Former Secretary of State Hillary Clinton leads the Democratic field with 63 percent support among her party, while Republicans continue to search for a 2016 presidential frontrunner, according to this morning’s Fairleigh Dickinson University Poll.
Gov. Chris Christie leads his fellow party members with 18 percent, while possible candidates including Kentucky Senator Rand Paul (15%), Texas Senator Ted Cruz (14%) and Florida Senator Marco Rubio (11%) attract slightly less support, with Wisconsin Governor Scott Walker trailing considerably further behind (5%), the poll finds.
On the Democratic side, Clinton clobbers Vice President Joe Biden (5%), Massachusetts Senator Elizabeth Warren (9%), and New York Governor Andrew Cuomo’s (1%).
The former First Lady’s lead extends throughout the Democratic Party: she holds the support of 66 percent of liberals, but also 61 percent of moderate Democrats, and even 58 percent among the small number of conservative Democrats in the sample. Warren’s support, in contrast, is almost entirely among liberal Democrats: among them, 14 percent say that they support the Massachusetts Senator, while she has only 8 percent support among moderate Democrats.

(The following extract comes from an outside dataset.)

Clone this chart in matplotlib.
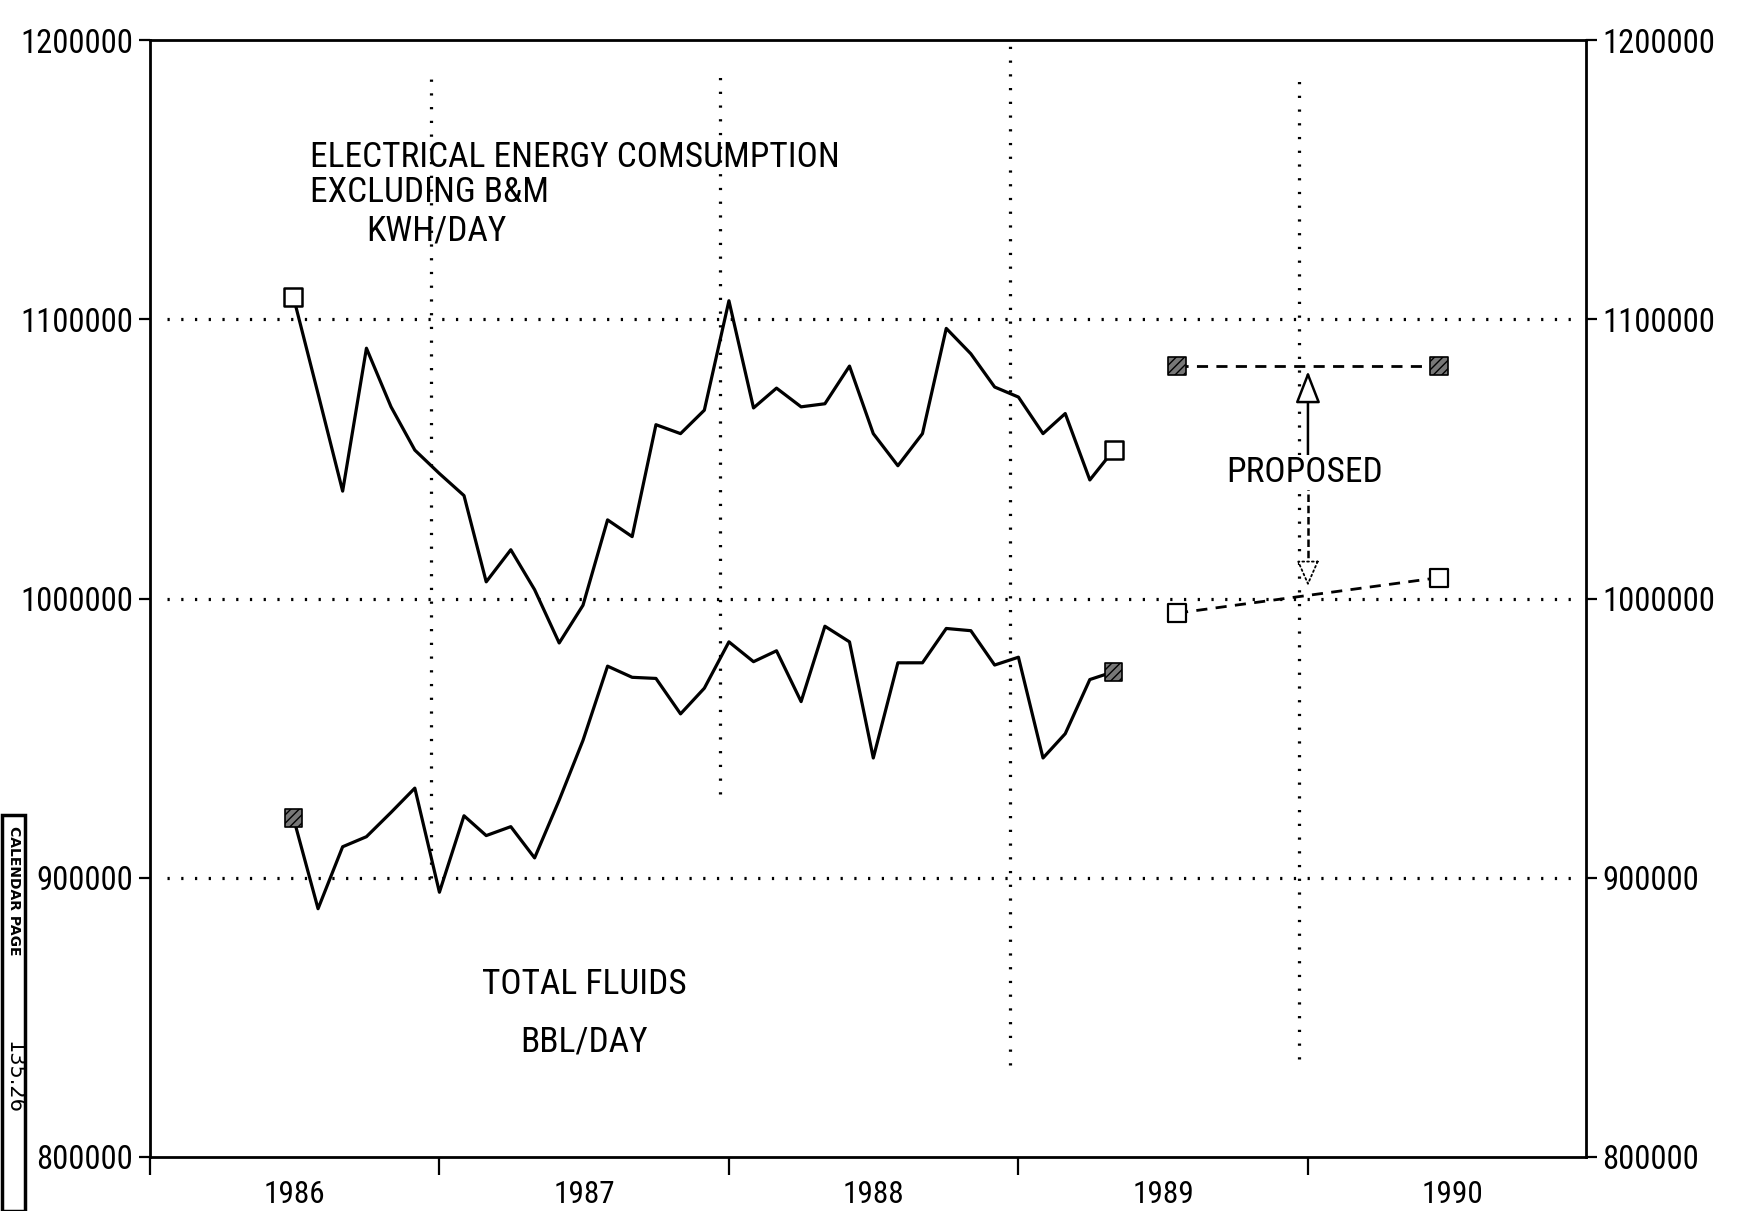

“Warren really seems to be captivating a small liberal wing of the party,” said Krista Jenkins, director of PublicMind and professor of political science. “But it’s not yet clear if she can translate that into broader support.”
As for Republicans, “The landscape hasn’t changed much since the last time we polled partisans on their favorites for 2016,” said Jenkins. “Back in April of 2013, Clinton measured nearly the same amount of support among registered voters, while Marco Rubio trumped Chris Christie by four percentage points with Rubio at 18 percent and Christie at 14 percent. Right now it’s a name recognition game, with Clinton maintaining her clear edge over others, and regional leaders in the Republican Party trying hard to be recognized outside their native soil.”
While Christie leads among Republicans overall, he doesn’t do nearly as well among conservative and Tea Party Republicans. Among those Republicans with a favorable view of the Tea Party, Christie has 15 percent support – tied with Paul (14%) and Rubio (12%), and behind Cruz with 21 percent support. Conservative Republicans prefer Cruz as well: the freshman Texas Senator has 18 percent support among self-identified conservatives, beating out Paul’s 14 percent and Christie’s 13 percent. Christie’s lead among Republicans overall is almost entirely due to his high support among ideologically moderate Republicans, where his 30 percent support easily eclipses Paul’s 17 percent and Rubio’s 11 percent.
“Christie’s lead among Republicans doesn’t necessarily translate into an easy time in the primaries,” said Jenkins. “Conservatives and Tea Partiers are the most likely voters in the primaries, and he’ll need to do better among them if he wants the nomination.”
Fairleigh Dickinson University conducted the poll of 1002 aged 18 and older who reside in the United States by telephone with both landline and cell phones from December 9 through December 15. The poll has a margin of error of +/3.1 percentage points.